The overlooked advantage: Natural gas

This is where B.C.’s overlooked advantage should re-enter the conversation: natural gas.

B.C. is blessed with two major clean-energy assets, hydro and gas, and that the “electrify everything” imperative is starting to strain the system. B.C. should be less doctrinaire about when and where it uses gas to bridge shortfalls and keep industry moving.

The intriguing part is that B.C.’s AI conversation is already converging on the same constraint. On Power Struggle, Vancouver’s Kris Krüg put it crisply: “every conversation about AI has gone from algorithms to energy usage. That is the name of the game right now.” He also argues Indigenous economic leadership and data governance should be built into the AI stack early, not bolted on later, which is exactly the kind of B.C.-specific synthesis that could make the province more than a branch plant of foreign platforms.

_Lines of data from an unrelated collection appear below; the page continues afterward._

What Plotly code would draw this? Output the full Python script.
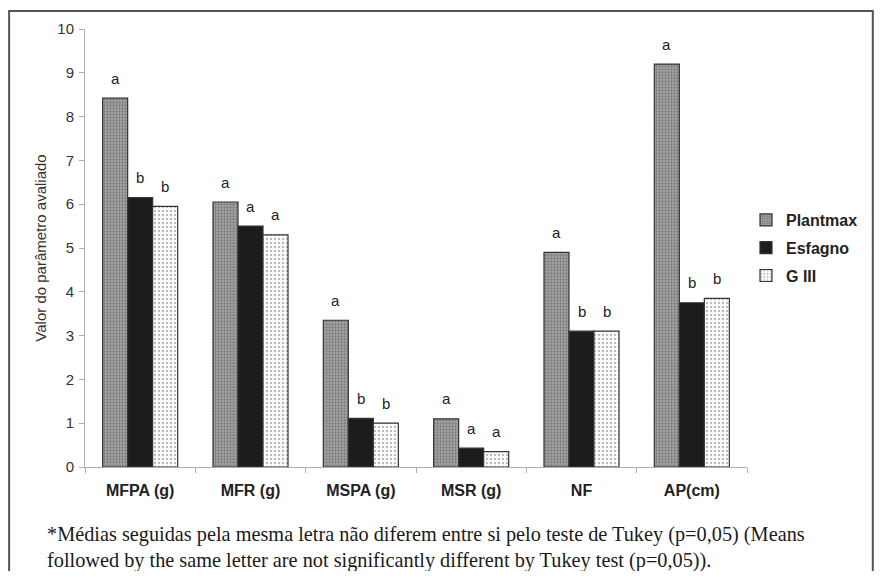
import plotly.graph_objects as go

categories = ["MFPA (g)", "MFR (g)", "MSPA (g)", "MSR (g)", "NF", "AP(cm)"]
series_names = ["Plantmax", "Esfagno", "G III"]
plantmax = [8.42, 6.05, 3.35, 1.10, 4.90, 9.20]
esfagno = [6.15, 5.50, 1.11, 0.43, 3.10, 3.75]
g3 = [5.95, 5.30, 1.00, 0.35, 3.10, 3.85]
letters_plantmax = ["a", "a", "a", "a", "a", "a"]
letters_esfagno = ["b", "a", "b", "a", "b", "b"]
letters_g3 = ["b", "a", "b", "a", "b", "b"]
y_ticks = [0, 1, 2, 3, 4, 5, 6, 7, 8, 9, 10]
y_title = "Valor do parâmetro avaliado"
footnote = ("*Médias seguidas pela mesma letra não diferem entre si pelo teste de Tukey (p=0,05) (Means<br>"
            "followed by the same letter are not significantly different by Tukey test (p=0,05)).")

values = [plantmax, esfagno, g3]
letters = [letters_plantmax, letters_esfagno, letters_g3]

styles = [
    dict(color="#9a9a9a", pattern=dict(shape=".", fgcolor="#505050", bgcolor="#a6a6a6", size=3, solidity=0.45)),
    dict(color="#1c1c1c"),
    dict(color="#ffffff", pattern=dict(shape=".", fgcolor="#7a7a7a", bgcolor="#ffffff", size=4, solidity=0.3)),
]

# page body has an 8px margin; keep figure small enough to avoid scrollbars
W, H = 867, 563
L, R, T, B = 77, 127, 19, 104
pw = W - L - R
ph = H - T - B

fig = go.Figure()
for i, name in enumerate(series_names):
    fig.add_trace(go.Bar(
        x=categories, y=values[i], name=name, legendgroup=name,
        marker=dict(line=dict(color="#333333", width=1.2), **styles[i]),
    ))

bargap = 0.32
bw = (1 - bargap) / 3
offsets = [-bw, 0, bw]
annotations = []
for i in range(3):
    for j, cat in enumerate(categories):
        annotations.append(dict(
            x=j + offsets[i], y=values[i][j], xref="x", yref="y",
            text=letters[i][j], showarrow=False, yshift=20,
            font=dict(family="Liberation Sans, Arial", size=15, color="#222222"),
        ))

annotations.append(dict(
    x=(37 - L) / pw, y=(ph - (513 - T)) / ph, xref="paper", yref="paper",
    xanchor="left", yanchor="top", align="left", showarrow=False,
    text=footnote,
    font=dict(family="Liberation Serif, Times New Roman", size=20.3, color="#1a1a1a"),
))

fig.update_layout(
    width=W, height=H,
    margin=dict(l=L, r=R, t=T, b=B),
    paper_bgcolor="white", plot_bgcolor="white",
    barmode="group", bargap=bargap, bargroupgap=0,
    showlegend=True,
    legend=dict(x=0.9985, y=0.5, xanchor="left", yanchor="middle",
                font=dict(family="Liberation Sans, Arial", size=16, color="#222222", weight="bold"),
                tracegroupgap=4, bgcolor="rgba(0,0,0,0)", itemwidth=30),
    annotations=annotations,
    shapes=[dict(type="rect", xref="paper", yref="paper",
                 x0=(1 - L) / pw, x1=(866 - L) / pw,
                 y0=(ph - (640 - T)) / ph, y1=(ph - (1 - T)) / ph,
                 line=dict(color="#555555", width=2), fillcolor="rgba(0,0,0,0)")],
)
fig.update_xaxes(
    showline=True, linecolor="#b0b0b0", linewidth=1,
    ticks="outside", ticklen=5, tickcolor="#b0b0b0", tickson="boundaries",
    ticklabelstandoff=9,
    tickfont=dict(family="Liberation Sans, Arial", size=16, color="#222222", weight="bold"),
    showgrid=False,
)
fig.update_yaxes(
    range=[0, 10], tickvals=y_ticks, showline=True, linecolor="#b0b0b0", linewidth=1,
    ticks="outside", ticklen=5, tickcolor="#b0b0b0", showgrid=False, zeroline=False,
    ticklabelstandoff=2,
    tickfont=dict(family="Liberation Sans, Arial", size=15, color="#333333"),
    title=dict(text=y_title, font=dict(family="Liberation Sans, Arial", size=15, color="#333333"), standoff=7),
)
fig.write_html("out.html")
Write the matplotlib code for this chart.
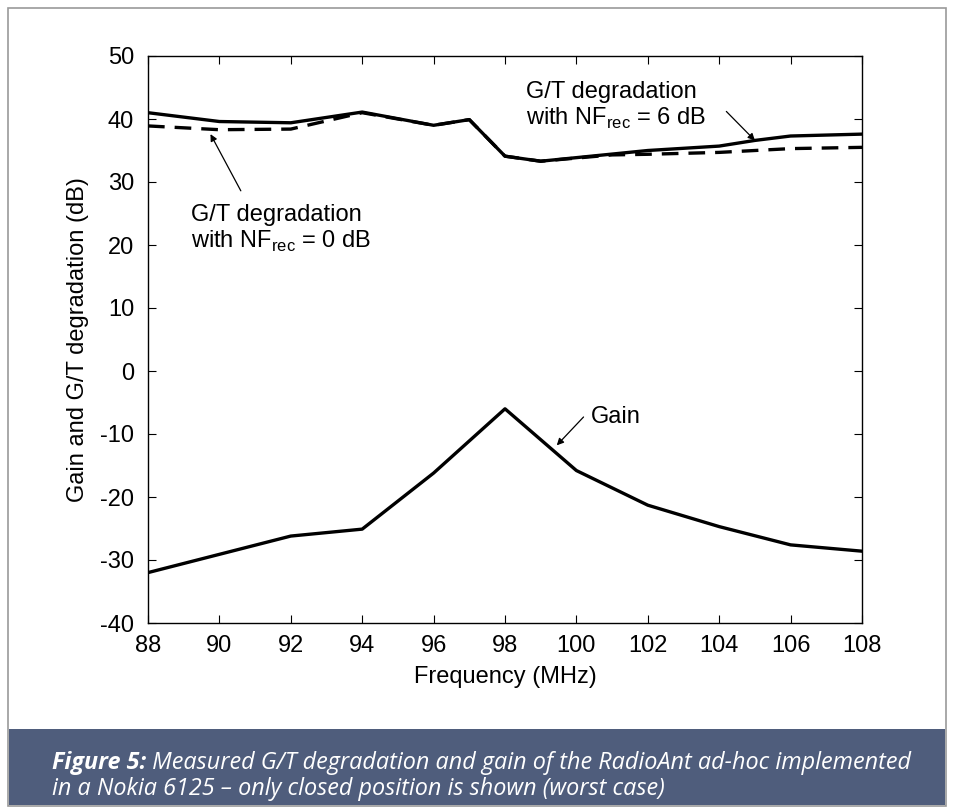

Ottawa, meanwhile, is funding compute and “sovereign AI,” but the Hill Times warns that infrastructure is not where compounding value is captured. The real prize is building the companies that sit on top of it. That warning lands harder in B.C., where policy is actively selecting which kinds of load get to connect first.

Bottleneck or bridge?

There is a wider strategic link here to natural resources and export competitiveness. Ottawa and Alberta have even folded “cloud sovereignty” and AI compute into a broader decarbonization and industrial strategy that includes nuclear power and carbon capture. And the clean-energy argument for B.C.’s resource economy is also getting sharper, with major institutions claiming Canadian LNG can displace coal abroad and cut global emissions.

The risk for B.C. is that it ends up with the worst of both worlds, with an AI economy that arrives late, and an energy policy that treats innovation as a nuisance.

The world is not waiting. AI has already reshaped jobs, capital spending, and policy debates, with mental health and trust questions riding alongside massive investment and layoffs.

Eby’s 2023 instinct was right: AI is opportunity with real risks. However, electricity is the bottleneck. The open question is whether B.C. will use its gas advantage, and its natural-resource strengths, to turn that bottleneck into a bridge, or whether it will simply manage decline by queue number.